A New Tune

My home is a bit of an anomaly these days.  As a public school teacher I, too, have found myself thrown into homeschooling, but, unlike most folks, my kids have always been homeschooled.  This is business as usual for them and I am the odd man out.  Our decision to homeschool our kids started when our eldest was just approaching school age.  We had lots of reasons, ranging from the state of our local public school to the newly implemented standardized testing that came out of Common Core to our own son’s unique learning style.  Fast forward 10 years and it has been a success.  My academically inclined husband (valedictorian in high school, historian through college and extensive post-graduate work) has led this charge and the results have consistently exceeded my expectations.  
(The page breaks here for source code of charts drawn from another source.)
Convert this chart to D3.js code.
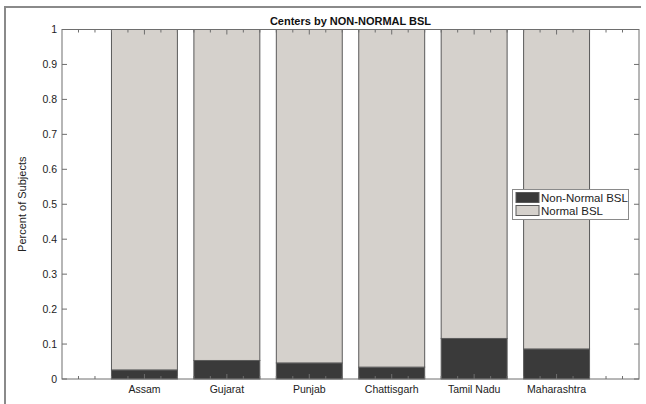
<!DOCTYPE html>
<html><head><meta charset="utf-8">
<script src="https://cdn.jsdelivr.net/npm/d3@7"></script>
<style>
body{margin:0;background:#fff;}
svg{display:block;font-family:"Liberation Sans",Arial,Helvetica,sans-serif;}
</style></head>
<body>
<svg id="c" width="646" height="404"></svg>
<script>
const categories = ["Assam","Gujarat","Punjab","Chattisgarh","Tamil Nadu","Maharashtra"];
const nonNormal = [0.026, 0.053, 0.046, 0.034, 0.116, 0.086];
const normal = nonNormal.map(v => 1 - v);
const seriesNames = ["Non-Normal BSL","Normal BSL"];
const seriesColors = ["#3a3a3a","#d5d1cc"];
const yTicks = [0,0.1,0.2,0.3,0.4,0.5,0.6,0.7,0.8,0.9,1];
const yTickLabels = ["0","0.1","0.2","0.3","0.4","0.5","0.6","0.7","0.8","0.9","1"];

const svg = d3.select("#c");
const L = 62, R = 639, T = 29.5, B = 379;
const x = d3.scaleLinear().domain([0, 7]).range([L, R]);
const y = d3.scaleLinear().domain([0, 1]).range([B, T]);
const axisColor = "#6e6e6e";

// outer frame
svg.append("path").attr("d","M5,404 V7 H641").attr("fill","none").attr("stroke","#8a8a8a").attr("stroke-width",2);

// plot background
svg.append("rect").attr("x",L).attr("y",T).attr("width",R-L).attr("height",B-T).attr("fill","#fff");

// bars
const bw = 0.8;
const stacks = categories.map((c,i)=>[
  {s:0, y0:0, y1:nonNormal[i], i},
  {s:1, y0:nonNormal[i], y1:nonNormal[i]+normal[i], i}
]).flat();
svg.append("g").selectAll("rect").data(stacks).join("rect")
  .attr("x", d => x(d.i+1-bw/2))
  .attr("width", d => x(d.i+1+bw/2)-x(d.i+1-bw/2))
  .attr("y", d => y(d.y1))
  .attr("height", d => y(d.y0)-y(d.y1))
  .attr("fill", d => seriesColors[d.s])
  .attr("stroke","#5a5a5a").attr("stroke-width",1);

// axes: box
svg.append("rect").attr("x",L).attr("y",T).attr("width",R-L).attr("height",B-T)
  .attr("fill","none").attr("stroke",axisColor).attr("stroke-width",1);

// x ticks (minor every 0.2, major at integers) top and bottom
const minor = d3.range(1, 35).map(k => k*0.2).filter(v => Math.abs(v - Math.round(v)) > 1e-6);
const major = d3.range(1, 7);
const tg = svg.append("g").attr("stroke",axisColor).attr("stroke-width",1);
minor.forEach(v=>{
  tg.append("line").attr("x1",x(v)).attr("x2",x(v)).attr("y1",B).attr("y2",B-3);
  tg.append("line").attr("x1",x(v)).attr("x2",x(v)).attr("y1",T).attr("y2",T+3);
});
major.forEach(v=>{
  tg.append("line").attr("x1",x(v)).attr("x2",x(v)).attr("y1",B).attr("y2",B-5);
  tg.append("line").attr("x1",x(v)).attr("x2",x(v)).attr("y1",T).attr("y2",T+5);
});
// y ticks left and right (inward)
yTicks.forEach(v=>{
  tg.append("line").attr("x1",L).attr("x2",L+5).attr("y1",y(v)).attr("y2",y(v));
  tg.append("line").attr("x1",R).attr("x2",R-5).attr("y1",y(v)).attr("y2",y(v));
});

// y tick labels
svg.append("g").selectAll("text").data(yTicks).join("text")
  .attr("x", L-5).attr("y", d => y(d)).attr("dy","0.35em")
  .attr("text-anchor","end").attr("font-size",10.5).attr("fill","#222")
  .text((d,i)=>yTickLabels[i]);

// x labels
svg.append("g").selectAll("text").data(categories).join("text")
  .attr("x", (d,i)=>x(i+1)).attr("y", B+14)
  .attr("text-anchor","middle").attr("font-size",10.5).attr("fill","#222")
  .text(d=>d);

// y label
svg.append("text").attr("transform",`translate(26,${(T+B)/2}) rotate(-90)`)
  .attr("text-anchor","middle").attr("font-size",11).attr("fill","#222")
  .text("Percent of Subjects");

// title
svg.append("text").attr("x",(L+R)/2).attr("y",T-5).attr("text-anchor","middle")
  .attr("font-size",11).attr("font-weight","bold").attr("fill","#111")
  .text("Centers by NON-NORMAL BSL");

// legend
const lg = svg.append("g");
lg.append("rect").attr("x",512.5).attr("y",189.5).attr("width",116).attr("height",30)
  .attr("fill","#fff").attr("stroke","#8a8a8a").attr("stroke-width",1);
seriesNames.forEach((n,i)=>{
  lg.append("rect").attr("x",516).attr("y",192.5+i*13).attr("width",23).attr("height",10)
    .attr("fill",seriesColors[i]).attr("stroke","#5a5a5a").attr("stroke-width",1);
  lg.append("text").attr("x",541).attr("y",197.5+i*13).attr("dy","0.35em")
    .attr("font-size",11.5).attr("fill","#222").text(n);
});
</script>
</body></html>
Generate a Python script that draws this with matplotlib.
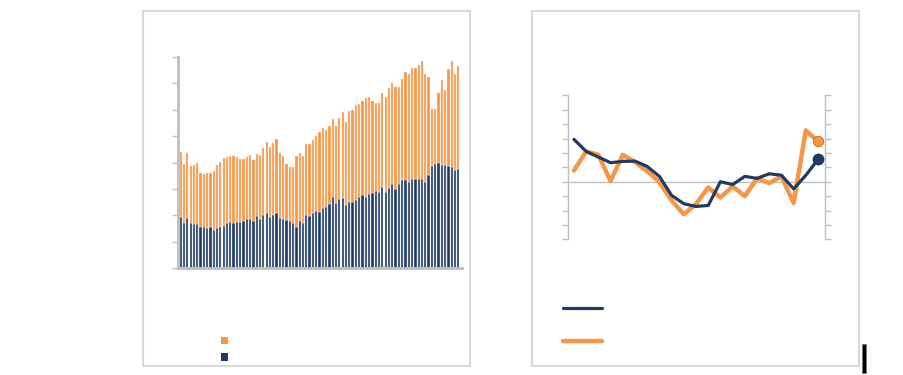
import matplotlib
matplotlib.use("Agg")
import matplotlib.pyplot as plt
import numpy as np
from matplotlib.patches import Rectangle
from matplotlib.lines import Line2D

# ---- data: left stacked bar chart ----
bar_total = [4.41, 3.96, 4.37, 3.88, 3.92, 4.00, 3.61, 3.58, 3.61, 3.62, 3.66, 3.92, 4.02, 4.18,
             4.22, 4.23, 4.23, 4.20, 4.12, 4.12, 4.22, 4.28, 4.10, 4.32, 4.27, 4.54, 4.79, 4.60,
             4.75, 4.89, 4.37, 4.23, 3.96, 3.84, 3.83, 4.23, 4.37, 4.26, 4.71, 4.70, 4.85, 4.99,
             5.14, 5.29, 5.24, 5.39, 5.64, 5.39, 5.70, 5.93, 5.52, 5.95, 6.00, 6.18, 6.22, 6.34,
             6.43, 6.49, 6.34, 6.27, 6.27, 6.62, 6.48, 6.83, 7.00, 6.86, 6.85, 7.15, 7.42, 7.37,
             7.60, 7.59, 7.71, 7.83, 7.35, 7.25, 6.03, 6.03, 6.63, 7.12, 6.76, 7.54, 7.83, 7.37, 7.66]
bar_navy = [1.93, 1.71, 1.88, 1.70, 1.67, 1.67, 1.55, 1.57, 1.52, 1.55, 1.44, 1.53, 1.57, 1.61,
            1.72, 1.73, 1.71, 1.75, 1.75, 1.77, 1.86, 1.87, 1.80, 1.96, 1.85, 2.02, 2.10, 1.93,
            2.02, 2.10, 1.88, 1.87, 1.81, 1.80, 1.70, 1.56, 1.77, 1.70, 2.00, 1.96, 2.07, 2.16,
            2.11, 2.26, 2.30, 2.44, 2.71, 2.47, 2.60, 2.65, 2.37, 2.52, 2.51, 2.59, 2.68, 2.78,
            2.71, 2.80, 2.86, 2.93, 2.88, 3.09, 2.90, 3.04, 3.17, 2.99, 3.17, 3.32, 3.35, 3.27,
            3.39, 3.39, 3.38, 3.39, 3.27, 3.51, 3.87, 3.96, 3.97, 3.91, 3.92, 3.88, 3.83, 3.73, 3.77]
bar_orange = [t - n for t, n in zip(bar_total, bar_navy)]
bar_y_ticks = [0, 1, 2, 3, 4, 5, 6, 7, 8]

# ---- data: right line chart ----
line_navy = [2.94, 2.10, 1.71, 1.32, 1.41, 1.43, 1.06, 0.37, -0.95, -1.53, -1.72, -1.65, 0.00,
             -0.20, 0.37, 0.23, 0.55, 0.45, -0.50, 0.45, 1.55]
line_orange = [0.78, 2.10, 1.87, 0.04, 1.87, 1.36, 0.74, -0.03, -1.30, -2.27, -1.55, -0.40, -1.10,
               -0.33, -1.00, 0.23, -0.10, 0.37, -1.48, 3.56, 2.80]
line_y_ticks = [-4, -3, -2, -1, 0, 1, 2, 3, 4, 5, 6]

ORANGE = "#f79646"
NAVY = "#203a60"
GRID = "#bfbfbf"
BORDER = "#d9d9d9"

W, H = 904, 375
fig = plt.figure(figsize=(W / 100, H / 100), dpi=100)
fig.patch.set_facecolor("white")

def fx(px):
    return px / W

def fy(py):
    return 1 - py / H

# panel borders
for x0, x1 in [(143, 470), (531.5, 858.5)]:
    fig.add_artist(Rectangle((fx(x0), fy(366)), fx(x1) - fx(x0), fy(11) - fy(366),
                             transform=fig.transFigure, fill=False, edgecolor=BORDER, lw=1.5))

# ---- left axes ----
axL = fig.add_axes([fx(178), fy(268), fx(462) - fx(178), fy(57) - fy(268)])
x = np.arange(len(bar_total))
axL.bar(x, bar_navy, width=0.68, color=NAVY, edgecolor="#dce3ee", linewidth=0.3)
axL.bar(x, bar_orange, bottom=bar_navy, width=0.68, color=ORANGE, edgecolor="#fde3cf", linewidth=0.3)
axL.set_xlim(-0.82, len(bar_total) - 1 + 1.1)
axL.set_ylim(0, 8)
axL.set_yticks(bar_y_ticks)
axL.set_yticklabels([])
axL.set_xticks([])
for s in ["top", "right"]:
    axL.spines[s].set_visible(False)
for s in ["left", "bottom"]:
    axL.spines[s].set_color(GRID)
    axL.spines[s].set_linewidth(2)
axL.tick_params(axis="y", direction="out", length=4, width=1, color=GRID)
axL.set_facecolor("none")

# ---- right axes ----
axR = fig.add_axes([fx(568), fy(239.3), fx(825) - fx(568), fy(95.3) - fy(239.3)])
xi = np.arange(len(line_navy))
axR.axhline(0, color=GRID, lw=1, zorder=1)
axR.plot(xi, line_navy, color=NAVY, lw=2.3, zorder=3, solid_capstyle="round")
axR.plot(xi, line_orange, color=ORANGE, lw=3.2, zorder=2, solid_capstyle="round")
axR.plot([xi[-1]], [line_navy[-1]], "o", color=NAVY, ms=7.5, zorder=4)
axR.plot([xi[-1]], [line_orange[-1]], "o", color=ORANGE, ms=7.5, mec="#c46a1c", mew=0.6, zorder=4)
axR.set_xlim(-0.49, len(line_navy) - 1 + 0.57)
axR.set_ylim(-4, 6)
axR.set_yticks(line_y_ticks)
axR.set_yticklabels([])
axR.set_xticks([])
for s in ["top", "bottom"]:
    axR.spines[s].set_visible(False)
for s in ["left", "right"]:
    axR.spines[s].set_color(GRID)
    axR.spines[s].set_linewidth(1)
axR.tick_params(axis="y", direction="out", length=4, width=1, color=GRID,
                left=True, right=True)
axR.set_facecolor("none")

# ---- legends (manual) ----
fig.add_artist(Rectangle((fx(220.7), fy(344)), fx(7.3), fy(336.7) - fy(344),
                         transform=fig.transFigure, color=ORANGE, lw=0))
fig.add_artist(Rectangle((fx(220.7), fy(360.5)), fx(7.3), fy(353) - fy(360.5),
                         transform=fig.transFigure, color=NAVY, lw=0))
fig.add_artist(Line2D([fx(563), fx(602)], [fy(307.7), fy(307.7)], transform=fig.transFigure,
                      color=NAVY, lw=2.3, solid_capstyle="round"))
fig.add_artist(Line2D([fx(563), fx(602)], [fy(340.7), fy(340.7)], transform=fig.transFigure,
                      color=ORANGE, lw=3.2, solid_capstyle="round"))

# black marker bar at lower right
fig.add_artist(Rectangle((fx(862.3), fy(372.5)), fx(3.4), fy(344) - fy(372.5),
                         transform=fig.transFigure, facecolor="black", edgecolor="#777777", lw=0.6))

fig.savefig("out.png", dpi=100, facecolor="white")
Now I find myself trying to fit into their rhythm, which doesn’t match up with the structured compartmentalization of my years of traditional school conditioning, and it is a bit jarring.  Normally, our transitions to “mama’s home” during school breaks and especially summer vacation are simplified by the fact that I leave my school responsibilities behind and their rhythm changes to accomodate long days and late nights.  But this is not normal.  This is far from normal.

One place where our worlds came together was this morning, during “Books and Coffee” followed by “Sacred Writing Time”, with the first being a well-established routine for my husband and the kids, and the latter being my addition to our new reality, a practice that has for years grounded my 7th graders at the start of almost every ELA class.   This mash-up was even better than Billie Eilish meets The Beatles.

We are all adjusting, just like the rest of humanity, to new rhythms.  The music that is being created may not sound like anything that has come before, but if you listen close enough, you’ll hear the melodies that defined an earlier time.